Alberg - now a managing director of Madrona Venture Group, the Seattle-based venture firm he founded around that time - took a chance on Bezos anyway.
"He was obviously smart but, you know, I have to honestly say - you meet a lot of smart people doing what we do. And I didn't come out of the meeting and say, 'Well this is the smartest guy I ever met. It's obviously going to be wildly successful.'"
Bezos ultimately convinced Alberg to invest because "he had really investigated very thoroughly," Alberg said. "He had a very focused kind of plan, and including breaking even a couple of years."
Bezos had invested some of his own money and money from his parents into the startup and had trouble convincing investors to join in. It took Bezos from January to December 1995 to raise $1 million, Alberg said. At the time, the internet was still a largely unproven market, even in the immediate aftermath of the IPO of early web-browsing pioneer Netscape.

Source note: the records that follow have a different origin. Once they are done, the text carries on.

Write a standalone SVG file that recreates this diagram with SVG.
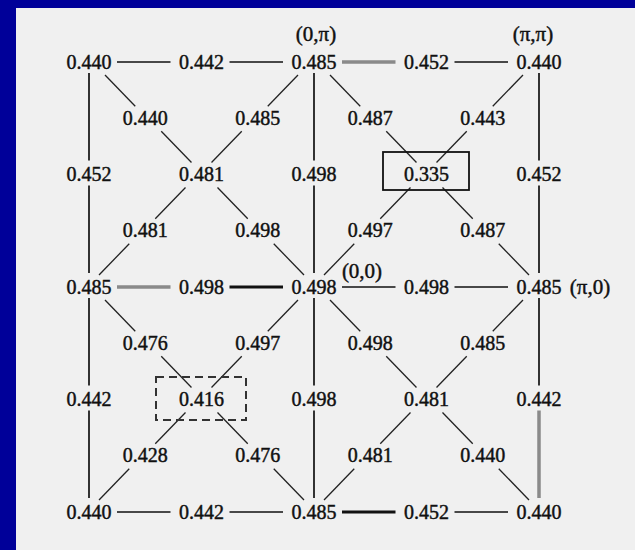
<svg xmlns="http://www.w3.org/2000/svg" width="635" height="550" viewBox="0 0 635 550">
<style>
.n{font-family:"Liberation Serif","Times New Roman",serif;font-size:20px;fill:#111;stroke:#111;stroke-width:0.45;text-anchor:middle}
.lb{font-family:"Liberation Serif","Times New Roman",serif;font-size:21px;fill:#111;stroke:#111;stroke-width:0.45;text-anchor:middle}
.e{stroke:#111;stroke-width:1.7;fill:none}
.g{stroke:#8a8a8a;stroke-width:3.5;fill:none}
.k{stroke:#111;stroke-width:3;fill:none}
.d{stroke:#222;stroke-width:1.3;fill:none}
</style>
<rect x="0" y="0" width="635" height="550" fill="#000099"/>
<rect x="16" y="8" width="619" height="542" fill="#f0f0f0"/>
<g id="connectors">
<line class="e" x1="117" y1="62" x2="170.5" y2="62"/>
<line class="e" x1="229.5" y1="62" x2="283" y2="62"/>
<line class="g" x1="342" y1="62" x2="395.5" y2="62"/>
<line class="e" x1="454.5" y1="62" x2="508" y2="62"/>
<line class="g" x1="117" y1="287" x2="170.5" y2="287"/>
<line class="k" x1="229.5" y1="287" x2="283" y2="287"/>
<line class="e" x1="342" y1="287" x2="395.5" y2="287"/>
<line class="e" x1="454.5" y1="287" x2="508" y2="287"/>
<line class="e" x1="117" y1="512" x2="170.5" y2="512"/>
<line class="e" x1="229.5" y1="512" x2="283" y2="512"/>
<line class="k" x1="342" y1="512" x2="395.5" y2="512"/>
<line class="e" x1="454.5" y1="512" x2="508" y2="512"/>
<line class="e" x1="89" y1="73" x2="89" y2="160.5"/>
<line class="e" x1="89" y1="185.5" x2="89" y2="273"/>
<line class="e" x1="89" y1="298" x2="89" y2="385.5"/>
<line class="e" x1="89" y1="410.5" x2="89" y2="498"/>
<line class="e" x1="314" y1="73" x2="314" y2="160.5"/>
<line class="e" x1="314" y1="185.5" x2="314" y2="273"/>
<line class="e" x1="314" y1="298" x2="314" y2="385.5"/>
<line class="e" x1="314" y1="410.5" x2="314" y2="498"/>
<line class="e" x1="539" y1="73" x2="539" y2="160.5"/>
<line class="e" x1="539" y1="185.5" x2="539" y2="273"/>
<line class="e" x1="539" y1="298" x2="539" y2="385.5"/>
<line class="g" x1="539" y1="410.5" x2="539" y2="498"/>
<line class="d" x1="105" y1="75" x2="135.25" y2="106.25"/>
<line class="d" x1="161.25" y1="131.25" x2="191.5" y2="162.5"/>
<line class="d" x1="217.5" y1="187.5" x2="247.75" y2="218.75"/>
<line class="d" x1="273.75" y1="243.75" x2="304" y2="275"/>
<line class="d" x1="298" y1="75" x2="267.75" y2="106.25"/>
<line class="d" x1="241.75" y1="131.25" x2="211.5" y2="162.5"/>
<line class="d" x1="185.5" y1="187.5" x2="155.25" y2="218.75"/>
<line class="d" x1="129.25" y1="243.75" x2="99" y2="275"/>
<line class="d" x1="330" y1="75" x2="360.25" y2="106.25"/>
<line class="d" x1="386.25" y1="131.25" x2="416.5" y2="162.5"/>
<line class="d" x1="442.5" y1="187.5" x2="472.75" y2="218.75"/>
<line class="d" x1="498.75" y1="243.75" x2="529" y2="275"/>
<line class="d" x1="523" y1="75" x2="492.75" y2="106.25"/>
<line class="d" x1="466.75" y1="131.25" x2="436.5" y2="162.5"/>
<line class="d" x1="410.5" y1="187.5" x2="380.25" y2="218.75"/>
<line class="d" x1="354.25" y1="243.75" x2="324" y2="275"/>
<line class="d" x1="105" y1="300" x2="135.25" y2="331.25"/>
<line class="d" x1="161.25" y1="356.25" x2="191.5" y2="387.5"/>
<line class="d" x1="217.5" y1="412.5" x2="247.75" y2="443.75"/>
<line class="d" x1="273.75" y1="468.75" x2="304" y2="500"/>
<line class="d" x1="298" y1="300" x2="267.75" y2="331.25"/>
<line class="d" x1="241.75" y1="356.25" x2="211.5" y2="387.5"/>
<line class="d" x1="185.5" y1="412.5" x2="155.25" y2="443.75"/>
<line class="d" x1="129.25" y1="468.75" x2="99" y2="500"/>
<line class="d" x1="330" y1="300" x2="360.25" y2="331.25"/>
<line class="d" x1="386.25" y1="356.25" x2="416.5" y2="387.5"/>
<line class="d" x1="442.5" y1="412.5" x2="472.75" y2="443.75"/>
<line class="d" x1="498.75" y1="468.75" x2="529" y2="500"/>
<line class="d" x1="523" y1="300" x2="492.75" y2="331.25"/>
<line class="d" x1="466.75" y1="356.25" x2="436.5" y2="387.5"/>
<line class="d" x1="410.5" y1="412.5" x2="380.25" y2="443.75"/>
<line class="d" x1="354.25" y1="468.75" x2="324" y2="500"/>
</g>
<g id="n00"><text class="n" x="89" y="68.5">0.440</text></g>
<g id="n20"><text class="n" x="201.5" y="68.5">0.442</text></g>
<g id="n40"><text class="lb" x="316" y="41">(0,π)</text><text class="n" x="314" y="68.5">0.485</text></g>
<g id="n60"><text class="n" x="426.5" y="68.5">0.452</text></g>
<g id="n80"><text class="lb" x="533" y="41">(π,π)</text><text class="n" x="539" y="68.5">0.440</text></g>
<g id="n11"><text class="n" x="145.25" y="124.75">0.440</text></g>
<g id="n31"><text class="n" x="257.75" y="124.75">0.485</text></g>
<g id="n51"><text class="n" x="370.25" y="124.75">0.487</text></g>
<g id="n71"><text class="n" x="482.75" y="124.75">0.443</text></g>
<g id="n02"><text class="n" x="89" y="181">0.452</text></g>
<g id="n22"><text class="n" x="201.5" y="181">0.481</text></g>
<g id="n42"><text class="n" x="314" y="181">0.498</text></g>
<g id="n62"><rect x="383" y="152" width="86" height="38" fill="none" stroke="#111" stroke-width="1.8"/><text class="n" x="426.5" y="181">0.335</text></g>
<g id="n82"><text class="n" x="539" y="181">0.452</text></g>
<g id="n13"><text class="n" x="145.25" y="237.25">0.481</text></g>
<g id="n33"><text class="n" x="257.75" y="237.25">0.498</text></g>
<g id="n53"><text class="n" x="370.25" y="237.25">0.497</text></g>
<g id="n73"><text class="n" x="482.75" y="237.25">0.487</text></g>
<g id="n04"><text class="n" x="89" y="293.5">0.485</text></g>
<g id="n24"><text class="n" x="201.5" y="293.5">0.498</text></g>
<g id="n44"><text class="lb" x="362" y="278">(0,0)</text><text class="n" x="314" y="293.5">0.498</text></g>
<g id="n64"><text class="n" x="426.5" y="293.5">0.498</text></g>
<g id="n84"><text class="n" x="539" y="293.5">0.485</text><text class="lb" x="590" y="294">(π,0)</text></g>
<g id="n15"><text class="n" x="145.25" y="349.75">0.476</text></g>
<g id="n35"><text class="n" x="257.75" y="349.75">0.497</text></g>
<g id="n55"><text class="n" x="370.25" y="349.75">0.498</text></g>
<g id="n75"><text class="n" x="482.75" y="349.75">0.485</text></g>
<g id="n06"><text class="n" x="89" y="406">0.442</text></g>
<g id="n26"><rect x="156" y="377" width="90" height="43" fill="none" stroke="#333" stroke-width="2" stroke-dasharray="8,5"/><text class="n" x="201.5" y="406">0.416</text></g>
<g id="n46"><text class="n" x="314" y="406">0.498</text></g>
<g id="n66"><text class="n" x="426.5" y="406">0.481</text></g>
<g id="n86"><text class="n" x="539" y="406">0.442</text></g>
<g id="n17"><text class="n" x="145.25" y="462.25">0.428</text></g>
<g id="n37"><text class="n" x="257.75" y="462.25">0.476</text></g>
<g id="n57"><text class="n" x="370.25" y="462.25">0.481</text></g>
<g id="n77"><text class="n" x="482.75" y="462.25">0.440</text></g>
<g id="n08"><text class="n" x="89" y="518.5">0.440</text></g>
<g id="n28"><text class="n" x="201.5" y="518.5">0.442</text></g>
<g id="n48"><text class="n" x="314" y="518.5">0.485</text></g>
<g id="n68"><text class="n" x="426.5" y="518.5">0.452</text></g>
<g id="n88"><text class="n" x="539" y="518.5">0.440</text></g>
</svg>
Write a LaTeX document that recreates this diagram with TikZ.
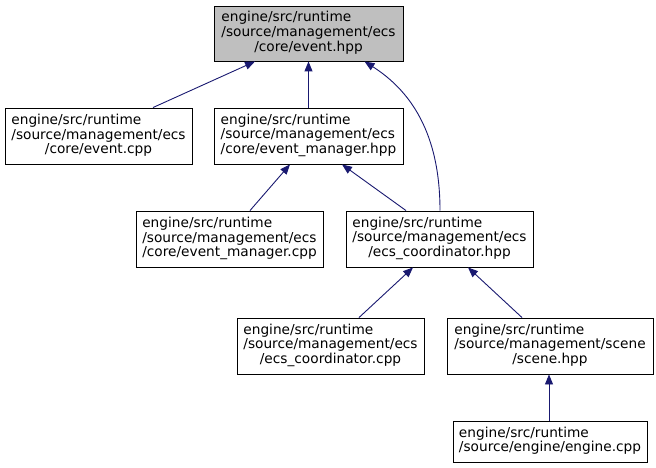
\documentclass[tikz,border=0pt]{standalone}
\usepackage{fontspec}
\setmainfont{DejaVu Sans}
\usetikzlibrary{arrows.meta}
\definecolor{edgeblue}{HTML}{191970}
\definecolor{rootgray}{HTML}{BFBFBF}
\newcommand{\lastc}[1]{\multicolumn{1}{@{}c@{}}{#1}}
\newcommand{\nodetext}[1]{\begin{tabular}{@{}l@{}}#1\end{tabular}}
\tikzset{
  filebox/.style={draw=black, line width=0.9pt, fill=white, inner xsep=4pt, inner ysep=5pt,
    font=\fontsize{13.7}{14.6}\selectfont, anchor=center},
  rootbox/.style={filebox, fill=rootgray},
  depedge/.style={draw=edgeblue, line width=0.9pt, -{Triangle[length=10pt,width=8pt]}},
}
\begin{document}
\begin{tikzpicture}[x=1pt,y=-1pt]
\useasboundingbox (0,0) rectangle (656,468);
\node[rootbox, minimum width=189, minimum height=55] (ehpp) at (308.5,33.5)
  {\nodetext{engine/src/runtime\\/source/management/ecs\\\lastc{/core/event.hpp}}};
\node[filebox, minimum width=187, minimum height=56] (ecpp) at (98.5,136)
  {\nodetext{engine/src/runtime\\/source/management/ecs\\\lastc{/core/event.cpp}}};
\node[filebox, minimum width=189, minimum height=56] (emh) at (308.5,136)
  {\nodetext{engine/src/runtime\\/source/management/ecs\\\lastc{/core/event\_manager.hpp}}};
\node[filebox, minimum width=187, minimum height=56] (emcpp) at (229.5,239)
  {\nodetext{engine/src/runtime\\/source/management/ecs\\\lastc{/core/event\_manager.cpp}}};
\node[filebox, minimum width=187, minimum height=56] (ecsh) at (439.5,239)
  {\nodetext{engine/src/runtime\\/source/management/ecs\\\lastc{/ecs\_coordinator.hpp}}};
\node[filebox, minimum width=187, minimum height=56] (ecscpp) at (330.5,346)
  {\nodetext{engine/src/runtime\\/source/management/ecs\\\lastc{/ecs\_coordinator.cpp}}};
\node[filebox, minimum width=206, minimum height=56] (scene) at (550,346)
  {\nodetext{engine/src/runtime\\/source/management/scene\\\lastc{/scene.hpp}}};
\node[filebox, minimum width=194, minimum height=41] (engine) at (550,441.5)
  {\nodetext{engine/src/runtime\\/source/engine/engine.cpp}};

\draw[depedge] ([xshift=54.5]ecpp.north) -- ([xshift=-53.5]ehpp.south);
\draw[depedge] (emh.north) -- (ehpp.south);
\draw[depedge] ([xshift=0.5]ecsh.north) .. controls (440,150) and (422,98) .. ([xshift=56]ehpp.south);
\draw[depedge] ([xshift=20.5]emcpp.north) -- ([xshift=-18.5]emh.south);
\draw[depedge] ([xshift=-33.5]ecsh.north) -- ([xshift=33.5]emh.south);
\draw[depedge] ([xshift=28.5]ecscpp.north) -- ([xshift=-26.5]ecsh.south);
\draw[depedge] ([xshift=-28]scene.north) -- ([xshift=28.5]ecsh.south);
\draw[depedge] ([xshift=-1]engine.north) -- ([xshift=-1]scene.south);
\end{tikzpicture}
\end{document}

Barnes & Noble at that time was known as the big retail chain driving independent book stores out of business. Investors were still warming up to the internet and they were skeptical of Bezos' decision to build Amazon as a bookstore.
"The real feedback he was getting was, 'You're going to be murdered by Barnes and Noble once they enter the internet," he said.
Alberg said he was a big believer in the internet, but that it still took him three or four months before deciding to invest - and he did so only when Bezos said he was close to raising the full round.
During that time, Bezos launched Amazon's website and immediately started selling books all over the country - showing Alberg that Amazon had an immense reach that allowed it to play on a completely different scale than brick-and-mortar stores like Barnes & Noble.
"It showed you didn't have to have 10 percent of the Seattle market, you had to have one-one hundredth of the United States and that would be the equivalent so you could actually grow quickly and generate revenue," he said.
The risk paid off. By the time Alberg retired from Amazon's board this May, his stake was worth an estimated $28.9 million.
Amazon ultimately raised just $8 million more through a Series A round with Kleiner Perkins ahead of the company's May 1997 IPO, a modest offering in which the company raised just $54 million at a market value of $438 million. The company is worth more than $864 billion at the time of this writing.
Barnes & Noble, meanwhile, was acquired earlier this year by hedge fund Elliott Management for $683 million, including debt.